上個月,一個寫作圈的朋友約我去無錫看櫻花,我們走在熙熙攘攘的櫻花大道上,突然懷舊起來,朋友問我,我們到底是怎麼認識的?我竟然無言以對。我們是怎麼認識的呢?說起來真的是一點也記不得了,寫作的圈子原本不大,你寫幾篇東西,我寫幾篇東西,隻要筆耕不輟,總歸都能知曉彼此的存在。雖然不記得彼此相識的濫觴,卻依舊能夠記得大致的時間,細數起來也有七八年了,彈指一揮間,不過爾爾。
當時我們坐在太湖邊上,朋友突然說,那時候結交真的很純粹啊,好像欣賞對方的東西,交談幾句就很容易成為朋友,現在的話,好像覺得沒有什麼利益可獲,就幹脆不要認識了。

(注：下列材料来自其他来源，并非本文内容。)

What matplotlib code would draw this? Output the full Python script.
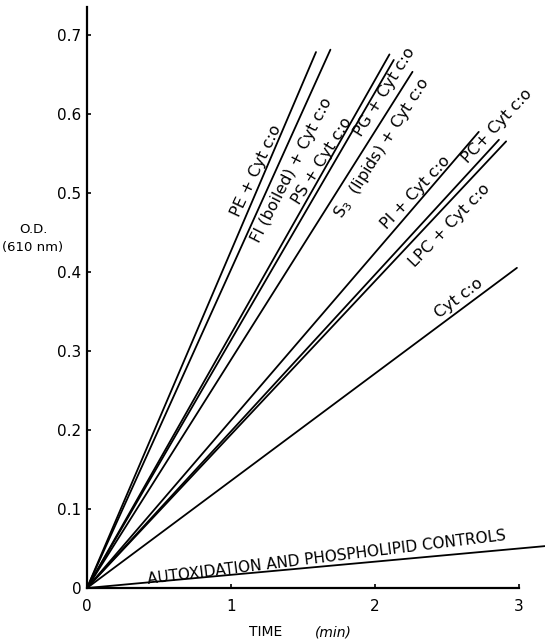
import matplotlib
matplotlib.use("Agg")
import matplotlib.pyplot as plt

# ---- data ----
labels = ["PE + Cyt c:o", "FI (boiled) + Cyt c:o", "PS + Cyt c:o", "PG + Cyt c:o",
          "S$_3$  (lipids) + Cyt c:o", "PI + Cyt c:o", "PC+ Cyt c:o",
          "LPC + Cyt c:o", "Cyt c:o"]
x_end = [1.59, 1.69, 2.10, 2.13, 2.26, 2.72, 2.86, 2.91, 2.985]
y_end = [0.678, 0.681, 0.675, 0.668, 0.653, 0.577, 0.567, 0.565, 0.405]

control_label = "AUTOXIDATION AND PHOSPHOLIPID CONTROLS"
control_x = [0.0, 3.18]
control_y = [0.0, 0.053]

# label placement (data coords) and rotation
lab_x = [1.174, 1.424, 1.632, 2.069, 2.049, 2.278, 2.847, 2.514, 2.583]
lab_y = [0.528, 0.528, 0.540, 0.627, 0.557, 0.500, 0.584, 0.459, 0.366]
lab_rot = [65, 63, 58, 58, 57.5, 47, 47, 46, 37]

xticks = [0, 1, 2, 3]
xticklabels = ["0", "1", "2", "3"]
yticks = [0, 0.1, 0.2, 0.3, 0.4, 0.5, 0.6, 0.7]
yticklabels = ["0", "0.1", "0.2", "0.3", "0.4", "0.5", "0.6", "0.7"]

plt.rcParams['font.family'] = ['DejaVu Sans']

fig = plt.figure(figsize=(5.45, 6.42), dpi=100)
W, H = 545, 642
ax = fig.add_axes([87 / W, 54 / H, 458 / W, (588 - 7) / H])

for xe, ye in zip(x_end, y_end):
    ax.plot([0, xe], [0, ye], color="black", lw=1.3, solid_capstyle="round")
ax.plot(control_x, control_y, color="black", lw=1.3)

for t, lx, ly, r in zip(labels, lab_x, lab_y, lab_rot):
    ax.text(lx, ly, t, rotation=r, rotation_mode="anchor", ha="center", va="center",
            fontsize=11.5)
ax.text(1.667, 0.038, control_label, rotation=7, rotation_mode="anchor",
        ha="center", va="center", fontsize=11)

ax.set_xlim(0, 3.18)
ax.set_ylim(0, 0.735)
ax.spines["top"].set_visible(False)
ax.spines["right"].set_visible(False)
ax.spines["bottom"].set_bounds(0, 3.0)
for s in ("left", "bottom"):
    ax.spines[s].set_linewidth(1.6)
ax.set_xticks(xticks)
ax.set_xticklabels(xticklabels)
ax.set_yticks(yticks)
ax.set_yticklabels(yticklabels)
ax.tick_params(axis="both", direction="in", length=3, width=1.2, labelsize=11)
ax.tick_params(axis="x", pad=8)
ax.tick_params(axis="y", pad=4)

fig.text(33 / W, 1 - 230 / H, "O.D.", ha="center", va="center", fontsize=9.5)
fig.text(33 / W, 1 - 247 / H, "(610 nm)", ha="center", va="center", fontsize=9.5)
fig.text(266 / W, 1 - 632 / H, "TIME", ha="center", va="center", fontsize=10)
fig.text(333 / W, 1 - 632 / H, "(min)", ha="center", va="center", fontsize=10,
         style="italic")

fig.savefig("out.png", dpi=100)
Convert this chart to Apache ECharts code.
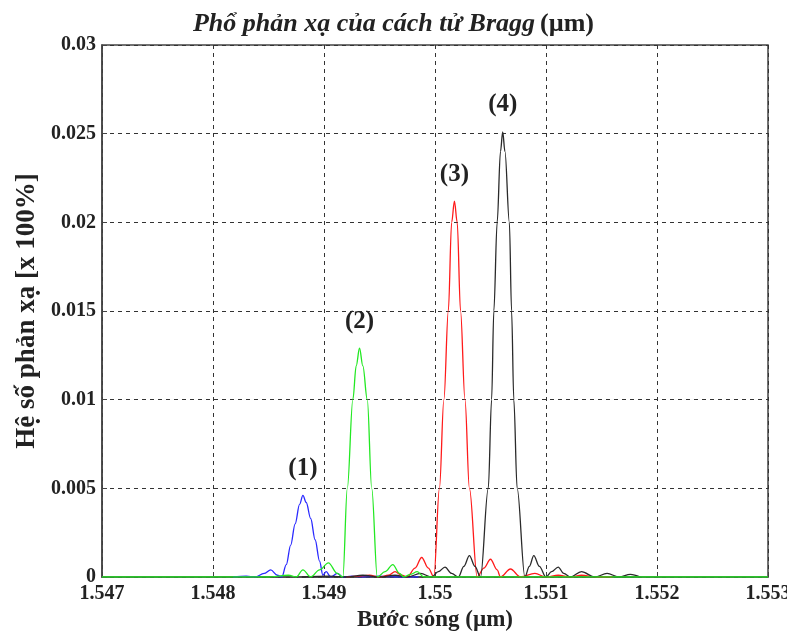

現在真正交一個朋友,還真難。
這句話一下戳中了我的心。
上大學的時候,寢室兄弟的友誼最純粹,一個人失戀傷心,寢室的人都要圍著他轉;一個人家裏出了事,寢室的人肯定第一時間在背後號召全班來支持;一個人交了女朋友,寢室幾個哥們嘴上調侃幾句,實際上卻打心底為他祝福;一個人受欺負了,全寢室提起掃帚拖把立馬就衝鋒陷陣去。
那時候的友誼不計成本,因為沒有利益。
我有一個很好的朋友,是睡在我下鋪的兄弟,我們好到心裏幾乎不藏事兒。下鋪兄弟暗戀一個女生的時候,我在背後幫他出謀劃策,後來全寢室就我單著的時候,下鋪兄弟想方設法幫我介紹女朋友。外婆患重病的時候,我在寢室悶聲哭,下鋪兄弟提起酒,當天晚上陪我喝通宵。下鋪兄弟學費不夠,嘴上不說,班長催了幾次,我直接取了半個月生活費幫助他。
畢業之後,下鋪兄弟回了老家,我給他寫了個故事,網上反響很好,下鋪兄弟看哭了,回頭來找我,說,有空去他那兒看看,好久不見了,心裏惦記著。
這種友誼,出了社會並不是沒有。
上班之後,和我交好的同事也很多,我們一起進公司,一起學習,一起努力,在各自的部門奮鬥,即使工作時沒有交集,但遇到不公平的事兒也會一起吐槽,一起抱怨,遇到開心的事兒,一起瘋鬧,一起捧腹大笑,有時候幾個人在上海街道搖搖晃晃找不到回家的路,有時候一邊罵著工作一邊說第二天幹脆翹班看領導奈我們何,後來走的走了,散的散了,辭職的辭職了,但是誰發一個朋友圈狀態,立馬還是能看見一群舊人點讚,噓寒問暖,調侃的調侃,吹噓的吹噓,打打鬧鬧,不亦樂乎。
這並不比大學時的友誼差。
但時間終歸要跟我們算一筆賬。
臨近畢業季的那些日子,曉慧喝得醉醺醺地和我說,等我結婚那天,天涯海角你都得來,你不來,我婚就不結了。不管事後再去追究那是真話假話胡話酒話,在那一刻你已經沒有退路,信誓旦旦地說,必須來,還要送你小汽車!上課一起聊天,下課一起搞活動,畢業論文分到一個組,洋洋灑灑的四年青春換的一次賭注,最後等著兩眼落下的傾盆大雨來見證。
而畢業後的第三年,曉慧結婚,發來邀請,事務繁忙,無力抽身,電話中充滿抱歉,信息裏帶著感傷,當初的信誓旦旦早就被時間吞得一幹二淨,估計去不了了,真的抱歉。